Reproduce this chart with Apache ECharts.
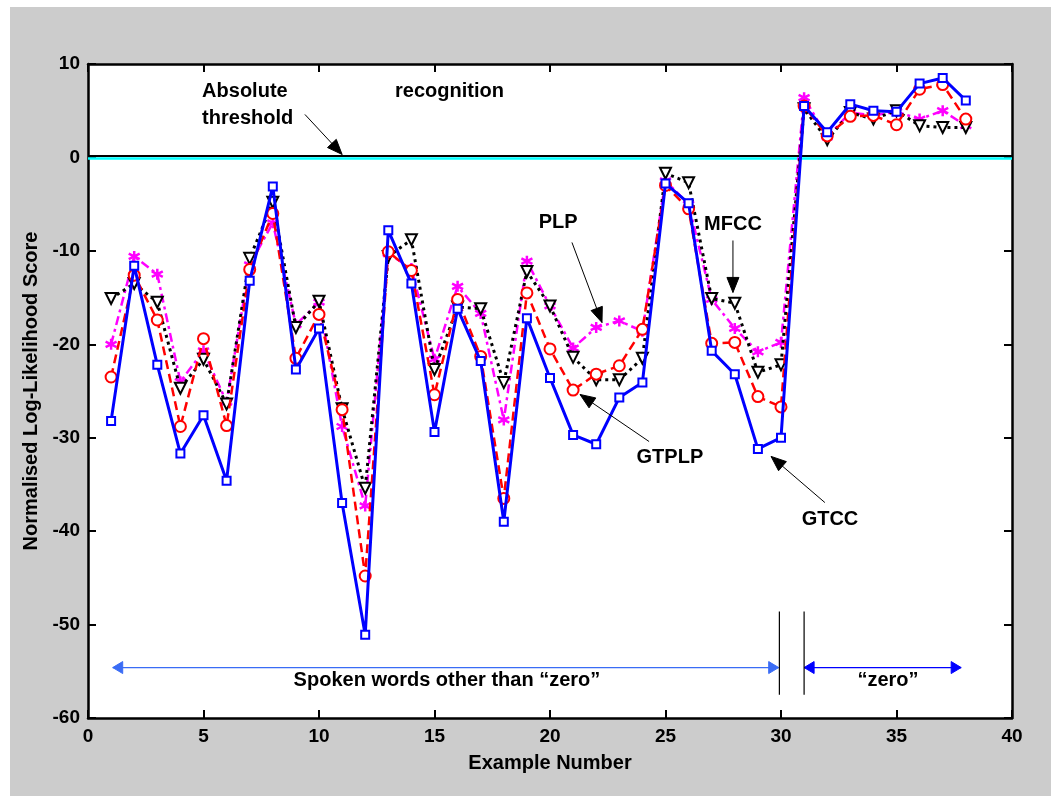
<!DOCTYPE html>
<html>
<head>
<meta charset="utf-8">
<script src="https://cdn.jsdelivr.net/npm/echarts@6/dist/echarts.min.js"></script>
<style>
html,body{margin:0;padding:0;background:#ffffff;}
#wrap{position:absolute;left:10px;top:7px;width:1041px;height:789px;background:#cccccc;}
#chart{position:absolute;left:0;top:0;width:1051px;height:796px;}
</style>
</head>
<body>
<div id="wrap"></div>
<div id="chart"></div>
<script>
// ---- data ----
const exampleNumbers = [1,2,3,4,5,6,7,8,9,10,11,12,13,14,15,16,17,18,19,20,21,22,23,24,25,26,27,28,29,30,31,32,33,34,35,36,37,38];
const gtcc  = [-28.2,-11.6,-22.2,-31.7,-27.6,-34.6,-13.2,-3.1,-22.7,-18.3,-37.0,-51.1,-7.8,-13.5,-29.4,-16.2,-21.8,-39.0,-17.2,-23.6,-29.7,-30.7,-25.7,-24.1,-2.8,-4.9,-20.7,-23.2,-31.2,-30.0,5.5,2.7,5.7,5.0,4.9,7.9,8.5,6.1];
const gtplp = [-23.5,-12.6,-17.4,-28.8,-19.4,-28.7,-12.0,-6.0,-21.5,-16.8,-27.0,-44.8,-10.1,-12.1,-25.4,-15.2,-21.3,-36.5,-14.5,-20.5,-24.9,-23.2,-22.3,-18.4,-3.0,-5.5,-19.9,-19.8,-25.6,-26.7,5.5,2.3,4.4,4.5,3.5,7.3,7.8,4.1];
const mfcc  = [-15.1,-13.5,-15.5,-24.7,-21.6,-26.4,-10.8,-4.8,-18.2,-15.4,-26.9,-35.4,-10.6,-8.8,-22.7,-16.0,-16.2,-24.1,-12.2,-15.9,-21.4,-23.8,-23.8,-21.5,-1.7,-2.7,-15.1,-15.6,-23.0,-22.2,5.2,1.9,4.8,4.1,5.0,3.4,3.2,3.2];
const plp   = [-20.0,-10.6,-12.5,-24.0,-20.7,-26.2,-11.5,-7.0,-17.9,-15.5,-28.8,-37.3,-10.3,-11.9,-21.6,-13.8,-16.7,-28.1,-11.1,-15.9,-20.4,-18.2,-17.5,-18.6,-2.5,-5.0,-15.2,-18.3,-20.8,-19.8,6.4,2.2,4.8,4.5,4.9,4.1,5.0,3.4];
const thresholdBlack = 0.15;
const thresholdCyan = -0.12;
const xTicks = [0,5,10,15,20,25,30,35,40];
const yTicks = [-60,-50,-40,-30,-20,-10,0,10];

const pair = arr => exampleNumbers.map((x,i)=>[x,arr[i]]);
const FONT = '"Liberation Sans", Arial, sans-serif';
const asterisk = 'path://M0,-6L0,6M-5.2,-3L5.2,3M-5.2,3L5.2,-3';

const chart = echarts.init(document.getElementById('chart'), null, {renderer:'canvas'});
const axisCommon = {
  axisLine:{show:true,onZero:false,lineStyle:{color:'#000',width:2.5}},
  axisTick:{show:true,inside:true,length:8,lineStyle:{color:'#000',width:2}},
  splitLine:{show:false}
};
chart.setOption({
  backgroundColor:'transparent',
  animation:false,
  grid:{left:88,right:39,top:64,bottom:78,show:true,backgroundColor:'#ffffff',borderWidth:0},
  xAxis:[
    Object.assign({type:'value',min:xTicks[0],max:xTicks[xTicks.length-1],interval:5,position:'bottom',
      name:'Example Number',nameLocation:'middle',nameGap:35,
      nameTextStyle:{fontFamily:FONT,fontWeight:'bold',fontSize:20,color:'#000'},
      axisLabel:{fontFamily:FONT,fontWeight:'bold',fontSize:19,color:'#000',margin:9}},axisCommon),
    Object.assign({type:'value',min:0,max:40,interval:5,position:'top',axisLabel:{show:false}},axisCommon)
  ],
  yAxis:[
    Object.assign({type:'value',min:yTicks[0],max:yTicks[yTicks.length-1],interval:10,position:'left',
      name:'Normalised Log-Likelihood Score',nameLocation:'middle',nameGap:44,
      nameTextStyle:{fontFamily:FONT,fontWeight:'bold',fontSize:20,color:'#000'},
      axisLabel:{fontFamily:FONT,fontWeight:'bold',fontSize:19,color:'#000',margin:8}},axisCommon),
    Object.assign({type:'value',min:-60,max:10,interval:10,position:'right',axisLabel:{show:false}},axisCommon)
  ],
  series:[
    {type:'line',data:[[0,thresholdCyan],[40,thresholdCyan]],symbol:'none',lineStyle:{color:'#00ffff',width:2.5},silent:true,z:1},
    {type:'line',data:[[0,thresholdBlack],[40,thresholdBlack]],symbol:'none',lineStyle:{color:'#000000',width:2},silent:true,z:1},
    {name:'PLP',type:'line',data:pair(plp),symbol:asterisk,symbolSize:11,
      lineStyle:{color:'#ff00ff',width:2.5,type:[9,4,3,4]},
      itemStyle:{color:'#ff00ff',borderColor:'#ff00ff',borderWidth:2.5},z:3},
    {name:'MFCC',type:'line',data:pair(mfcc),symbol:'emptyTriangle',symbolRotate:180,symbolSize:11,
      lineStyle:{color:'#000000',width:3,type:[3,4]},
      itemStyle:{color:'#000000',borderColor:'#000',borderWidth:1.8},z:4},
    {name:'GTPLP',type:'line',data:pair(gtplp),symbol:'emptyCircle',symbolSize:11,
      lineStyle:{color:'#ff0000',width:2.5,type:[9,5]},
      itemStyle:{color:'#ff0000',borderColor:'#ff0000',borderWidth:2.2},z:5},
    {name:'GTCC',type:'line',data:pair(gtcc),symbol:'emptyRect',symbolSize:8,
      lineStyle:{color:'#0000ff',width:3},
      itemStyle:{color:'#0000ff',borderColor:'#0000ff',borderWidth:2.2},z:6}
  ]
});

// ---- annotations (in data coordinates, converted through the chart's scales) ----
const texts = [
  {t:'Absolute',x:4.94,y:7.07,align:'left'},
  {t:'threshold',x:4.94,y:4.15,align:'left'},
  {t:'recognition',x:15.65,y:7.07,align:'center'},
  {t:'PLP',x:20.35,y:-6.96,align:'center'},
  {t:'MFCC',x:27.92,y:-7.17,align:'center'},
  {t:'GTPLP',x:25.19,y:-32.12,align:'center'},
  {t:'GTCC',x:32.12,y:-38.76,align:'center'},
  {t:'Spoken words other than \u201Czero\u201D',x:15.54,y:-56.0,align:'center'},
  {t:'\u201Czero\u201D',x:34.63,y:-56.0,align:'center'}
];
const arrows = [
  {from:[9.39,4.6],to:[11.0,0.32]},
  {from:[20.95,-9.1],to:[22.25,-17.67]},
  {from:[27.92,-8.89],to:[27.92,-14.45]},
  {from:[24.29,-30.41],to:[21.30,-25.37]},
  {from:[31.9,-36.94],to:[29.57,-32.0]}
];
const spans = [
  {a:[1.07,-54.6],b:[29.9,-54.6],color:'#3a6cf5'},
  {a:[31.0,-54.6],b:[37.8,-54.6],color:'#0000ff'}
];
const separators = [
  {x:29.93,y1:-48.6,y2:-57.5},
  {x:31.0,y1:-48.6,y2:-57.5}
];

function px(p){return chart.convertToPixel({gridIndex:0},p);}
function head(tip,from,len,hw,color){
  const dx=tip[0]-from[0], dy=tip[1]-from[1], L=Math.hypot(dx,dy);
  const ux=dx/L, uy=dy/L, bx=tip[0]-ux*len, by=tip[1]-uy*len;
  return {type:'polygon',shape:{points:[[tip[0],tip[1]],[bx-uy*hw,by+ux*hw],[bx+uy*hw,by-ux*hw]]},
    style:{fill:color,stroke:color,lineWidth:1},z:100};
}
const g=[];
texts.forEach(o=>{
  const p=px([o.x,o.y]);
  g.push({type:'text',x:p[0],y:p[1],z:100,style:{text:o.t,textAlign:o.align,textVerticalAlign:'middle',
    font:'bold 20px '+FONT,fill:'#000'}});
});
arrows.forEach(o=>{
  const a=px(o.from), b=px(o.to);
  g.push({type:'line',shape:{x1:a[0],y1:a[1],x2:b[0],y2:b[1]},style:{stroke:'#000',lineWidth:1},z:100});
  g.push(head(b,a,15,6,'#000'));
});
spans.forEach(o=>{
  const a=px(o.a), b=px(o.b);
  g.push({type:'line',shape:{x1:a[0],y1:a[1],x2:b[0],y2:b[1]},style:{stroke:o.color,lineWidth:1.2},z:100});
  g.push(head(a,b,10,6,o.color));
  g.push(head(b,a,10,6,o.color));
});
separators.forEach(o=>{
  const a=px([o.x,o.y1]), b=px([o.x,o.y2]);
  g.push({type:'line',shape:{x1:a[0],y1:a[1],x2:b[0],y2:b[1]},style:{stroke:'#000',lineWidth:1.2},z:100});
});
chart.setOption({graphic:{elements:g}});
</script>
</body>
</html>
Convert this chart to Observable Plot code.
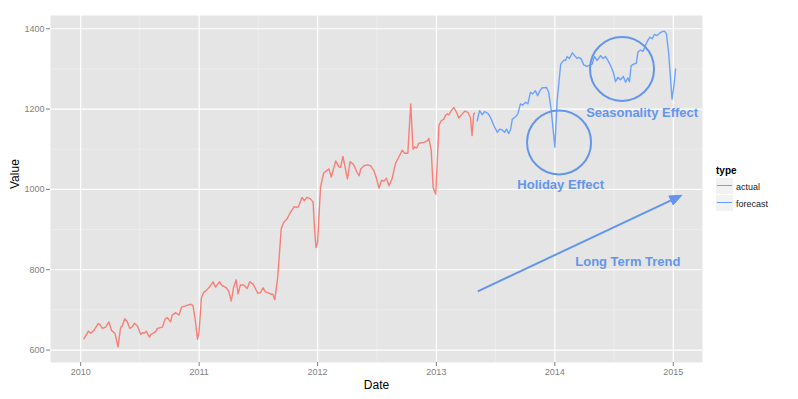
<!DOCTYPE html>
<html>
<head>
<meta charset="utf-8">
<script src="https://cdn.jsdelivr.net/npm/d3@7"></script>
<script src="https://cdn.jsdelivr.net/npm/@observablehq/plot@0.6"></script>
<style>
  html, body { margin: 0; padding: 0; background: #fff; }
  body { font-family: "Liberation Sans", Arial, sans-serif; }
  #wrap { position: relative; width: 798px; height: 399px; overflow: hidden; }
  #legend { position: absolute; left: 716px; top: 163px; font-family: "Liberation Sans", Arial, sans-serif; }
  #legend .title { font-weight: bold; font-size: 10px; color: #000; height: 15px; line-height: 15px; }
  #legend .row { display: flex; align-items: center; height: 17px; }
  #legend .key { width: 17px; height: 16px; background: #F2F2F2; position: relative; margin-right: 3px; border-bottom: 1px solid #fff; }
  #legend .key span { position: absolute; left: 1px; right: 1px; top: 7px; height: 1.4px; }
  #legend .lab { font-size: 9px; color: #1a1a1a; }
</style>
</head>
<body>
<div id="wrap"></div>
<script>
// ---------------- data ----------------
const actualDates = [
  "2010-01-11","2010-01-25","2010-02-01","2010-02-11","2010-02-24","2010-03-01","2010-03-09","2010-03-19",
  "2010-03-29","2010-04-06","2010-04-17","2010-04-26","2010-05-04","2010-05-09","2010-05-17","2010-05-25",
  "2010-06-01","2010-06-09","2010-06-16","2010-06-25","2010-07-05","2010-07-10","2010-07-17","2010-07-22",
  "2010-07-27","2010-08-01","2010-08-05","2010-08-13","2010-08-20","2010-08-25","2010-09-04","2010-09-10",
  "2010-09-18","2010-09-25","2010-10-05","2010-10-10","2010-10-21","2010-10-31","2010-11-08","2010-11-20",
  "2010-12-06","2010-12-13","2010-12-19","2010-12-27","2011-01-01","2011-01-08","2011-01-15","2011-01-26",
  "2011-02-05","2011-02-13","2011-02-20","2011-03-05","2011-03-12","2011-03-26","2011-04-02","2011-04-10",
  "2011-04-17","2011-04-25","2011-05-01","2011-05-08","2011-05-18","2011-05-29","2011-06-06","2011-06-16",
  "2011-06-23","2011-07-01","2011-07-09","2011-07-17","2011-07-24","2011-08-01","2011-08-10","2011-08-16",
  "2011-08-22","2011-08-31","2011-09-11","2011-09-18","2011-09-29","2011-10-09","2011-10-21","2011-10-27",
  "2011-11-03","2011-11-14","2011-11-21","2011-11-29","2011-12-09","2011-12-18","2011-12-23","2011-12-27",
  "2012-01-01","2012-01-10","2012-01-20","2012-02-05","2012-02-12","2012-02-26","2012-03-07","2012-03-12",
  "2012-03-19","2012-04-02","2012-04-10","2012-04-20","2012-05-02","2012-05-08","2012-05-13","2012-05-23",
  "2012-06-02","2012-06-12","2012-06-23","2012-07-01","2012-07-08","2012-07-16","2012-07-23","2012-07-31",
  "2012-08-08","2012-08-18","2012-08-28","2012-09-07","2012-09-18","2012-09-25","2012-10-05","2012-10-14",
  "2012-10-21","2012-10-26","2012-11-01","2012-11-08","2012-11-23","2012-12-04","2012-12-09","2012-12-16",
  "2012-12-22","2012-12-30","2013-01-09","2013-01-16","2013-01-24","2013-01-29","2013-02-04","2013-02-08",
  "2013-02-16","2013-02-24","2013-03-04","2013-03-11","2013-03-22","2013-03-30","2013-04-08","2013-04-16",
  "2013-04-21","2013-04-26","2013-04-29"
];
const actualValues = [
  628,647,642,649,666,664,654,657,
  670,649,641,608,656,660,678,670,
  654,658,667,660,639,643,642,647,
  639,632,639,642,646,654,656,657,
  677,681,670,687,693,687,707,710,
  714,711,681,627,647,730,743,751,
  760,770,757,770,761,755,747,722,
  755,775,740,762,762,753,770,764,
  754,741,743,755,745,743,739,739,
  725,780,902,917,927,942,957,955,
  957,980,972,980,977,969,897,855,
  868,1006,1041,1051,1031,1071,1056,1055,
  1082,1026,1069,1063,1042,1034,1051,1059,
  1061,1059,1046,1026,1003,1023,1020,1028,
  1009,1028,1065,1080,1098,1090,1090,1213,
  1100,1106,1103,1115,1117,1121,1127,1098,
  1005,988,1160,1171,1175,1184,1188,1185,
  1196,1204,1192,1178,1188,1195,1192,1179,
  1134,1188,1190
];
const forecastDates = [
  "2013-05-07","2013-05-14","2013-05-22","2013-05-30","2013-06-09","2013-06-17","2013-06-27","2013-07-08",
  "2013-07-15","2013-07-23","2013-07-30","2013-08-05","2013-08-12","2013-08-18","2013-08-23","2013-09-02",
  "2013-09-09","2013-09-17","2013-09-24","2013-10-03","2013-10-10","2013-10-18","2013-10-25","2013-11-02",
  "2013-11-09","2013-11-16","2013-11-23","2013-11-30","2013-12-06","2013-12-13","2013-12-21","2014-01-01",
  "2014-01-08","2014-01-19","2014-01-29","2014-02-03","2014-02-08","2014-02-15","2014-02-24","2014-03-03",
  "2014-03-11","2014-03-16","2014-03-23","2014-03-31","2014-04-11","2014-04-19","2014-04-26","2014-05-03",
  "2014-05-11","2014-05-22","2014-05-30","2014-06-06","2014-06-13","2014-06-22","2014-06-30","2014-07-07",
  "2014-07-14","2014-07-22","2014-07-31","2014-08-07","2014-08-14","2014-08-19","2014-08-24","2014-09-01",
  "2014-09-09","2014-09-14","2014-09-22","2014-09-30","2014-10-07","2014-10-13","2014-10-21","2014-10-28",
  "2014-11-04","2014-11-12","2014-11-20","2014-11-28","2014-12-05","2014-12-11","2014-12-18","2014-12-28",
  "2015-01-03","2015-01-08"
];
const forecastValues = [
  1171,1196,1186,1194,1189,1179,1159,1142,
  1150,1148,1142,1150,1139,1150,1175,1181,
  1188,1213,1210,1217,1213,1242,1238,1246,
  1233,1246,1253,1253,1254,1242,1196,1105,
  1220,1312,1322,1321,1331,1326,1340,1333,
  1326,1329,1325,1310,1306,1310,1312,1331,
  1321,1333,1326,1331,1322,1308,1292,1268,
  1279,1273,1281,1267,1278,1268,1308,1312,
  1314,1342,1347,1344,1358,1369,1379,1375,
  1386,1383,1389,1393,1394,1387,1337,1225,
  1258,1300
];
const types = ["actual", "forecast"];
const typeColors = ["#F8766D", "#619CFF"];

const xTickLabels = ["2010", "2011", "2012", "2013", "2014", "2015"];
const xMinorDates = ["2010-07-02", "2011-07-02", "2012-07-02", "2013-07-02", "2014-07-02"];
const yTicks = [600, 800, 1000, 1200, 1400];
const yMinor = [700, 900, 1100, 1300];

// annotations
const circleDates = ["2014-01-14", "2014-07-27"];
const circleValues = [1117, 1300];
const noteLabels = ["Holiday Effect", "Seasonality Effect", "Long Term Trend"];
const noteDates = ["2014-01-19", "2014-09-27", "2014-08-14"];
const noteValues = [1011, 1190, 820];
const trendFrom = { date: "2013-05-10", value: 745 };
const trendTo = { date: "2015-01-29", value: 984 };
const xDomain = ["2009-09-30", "2015-04-01"];
const yDomain = [569, 1433];

// ---------------- build ----------------
const parse = d3.utcParse("%Y-%m-%d");
const data = [
  ...actualDates.map((d, i) => ({ date: parse(d), value: actualValues[i], type: types[0] })),
  ...forecastDates.map((d, i) => ({ date: parse(d), value: forecastValues[i], type: types[1] }))
];
const yearDates = xTickLabels.map(y => parse(y + "-01-01"));
const minorDates = xMinorDates.map(parse);
const circles = circleDates.map((d, i) => ({ date: parse(d), value: circleValues[i] }));
const notes = noteLabels.map((t, i) => ({ label: t, date: parse(noteDates[i]), value: noteValues[i] }));
const annColor = "#6495ED";
const fontFam = "Liberation Sans, Arial, sans-serif";

function trendArrow(index, scales) {
  const x1 = scales.x(parse(trendFrom.date)), y1 = scales.y(trendFrom.value);
  const x2 = scales.x(parse(trendTo.date)), y2 = scales.y(trendTo.value);
  const dx = x2 - x1, dy = y2 - y1, len = Math.hypot(dx, dy);
  const ux = dx / len, uy = dy / len, nx = -uy, ny = ux;
  const L = 12, W = 5;
  const bx = x2 - ux * L, by = y2 - uy * L;
  const g = d3.create("svg:g");
  g.append("line").attr("x1", x1).attr("y1", y1).attr("x2", bx).attr("y2", by)
    .attr("stroke", annColor).attr("stroke-width", 2);
  g.append("polygon")
    .attr("points", `${x2},${y2} ${bx + nx * W},${by + ny * W} ${bx - nx * W},${by - ny * W}`)
    .attr("fill", annColor).attr("stroke", annColor).attr("stroke-width", 1);
  return g.node();
}

const chart = Plot.plot({
  width: 798,
  height: 399,
  marginTop: 15,
  marginBottom: 37,
  marginLeft: 50,
  marginRight: 96,
  style: { fontFamily: fontFam, background: "white" },
  x: { type: "utc", domain: xDomain.map(parse) },
  y: { domain: yDomain },
  color: { domain: types, range: typeColors },
  marks: [
    Plot.frame({ fill: "#E5E5E5", stroke: null }),
    Plot.ruleX(minorDates, { stroke: "#F2F2F2", strokeWidth: 0.6 }),
    Plot.ruleY(yMinor, { stroke: "#F2F2F2", strokeWidth: 0.6 }),
    Plot.ruleX(yearDates, { stroke: "#FFFFFF", strokeWidth: 1.2 }),
    Plot.ruleY(yTicks, { stroke: "#FFFFFF", strokeWidth: 1.2 }),
    Plot.axisX(yearDates, { tickFormat: d3.utcFormat("%Y"), tickSize: 4, tickPadding: 2, fontSize: 9, color: "#7F7F7F", label: null }),
    Plot.axisY(yTicks, { tickFormat: d => String(d), tickSize: 4, tickPadding: 2, fontSize: 9, color: "#7F7F7F", label: null }),
    Plot.text(["Date"], { frameAnchor: "bottom", dy: 23, lineAnchor: "middle", fontSize: 12, fill: "#000" }),
    Plot.text(["Value"], { frameAnchor: "left", dx: -35, rotate: -90, lineAnchor: "middle", fontSize: 12, fill: "#000" }),
    Plot.line(data, { x: "date", y: "value", stroke: "type", z: "type", strokeWidth: 1.4, strokeOpacity: 0.92 }),
    Plot.dot(circles, { x: "date", y: "value", r: 32, stroke: annColor, strokeWidth: 2, fill: "none" }),
    Plot.text(notes, { x: "date", y: "value", text: "label", fill: annColor, fontWeight: "bold", fontSize: 13 }),
    trendArrow
  ]
});

const wrap = document.getElementById("wrap");
wrap.appendChild(chart);

// legend
const leg = document.createElement("div");
leg.id = "legend";
leg.innerHTML = `<div class="title">type</div>` + types.map((t, i) =>
  `<div class="row"><div class="key"><span style="background:${typeColors[i]}"></span></div><div class="lab">${t}</div></div>`
).join("");
wrap.appendChild(leg);
</script>
</body>
</html>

########################################

TASK DESCRIPTION: Each line that has the word "this" counts once. How many such lines are in the data? Give the number alone.

EXERCISE RESPONSE: 2